Nagi is from Arabic and is commonly interpreted as safe, saved, or intimate confidant.
Nagi operates across multiple linguistic traditions, each lending it distinct coloration. In Arabic, Naji (ناجي) means 'saved,' 'safe,' or 'one who survives' — a name heavy with relief and divine protection, often given to children born after difficulty or illness. A related Arabic form, Najih, means 'intimate friend' or 'confidant,' and both variants have been used across the Arab world from the Levant to North Africa for well over a millennium.
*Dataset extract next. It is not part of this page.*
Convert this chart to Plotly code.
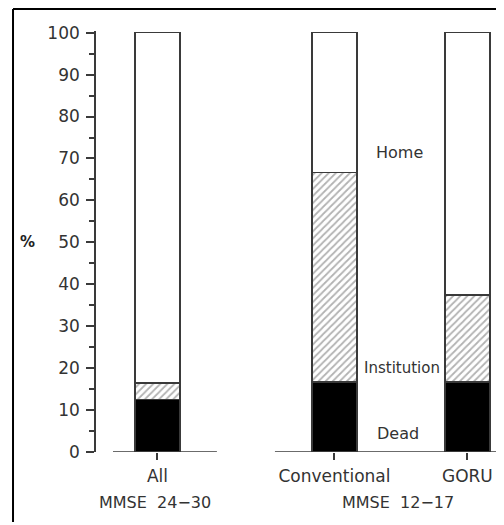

In Japanese, Nagi (凪) is a poetic word for the stillness of the sea when the wind drops — a calm so complete it becomes its own kind of power. The Arabic lineage produced notable bearers: the Egyptian journalist and novelist Naguib Mahfouz (who won the Nobel Prize for Literature in 1988) carries a related root, though his name blends it differently. In the Arab literary world and among Egyptian intellectuals of the twentieth century, Naji al-Ali was a Palestinian cartoonist whose fierce political illustrations — and his creation of the child-character Handala — made his name synonymous with resistance and conscience.
His assassination in London in 1987 transformed Naji into a name that carries, for many Arab families, a quietly heroic resonance. The Japanese reading of Nagi has grown in use as a given name in Japan in the late twentieth and early twenty-first centuries, particularly for girls, valued for its evocation of serene beauty. The dual heritage means that Nagi can feel culturally grounded in very different directions depending on family context, a name that proves how a small cluster of sounds can hold entirely separate but equally rich worlds of meaning.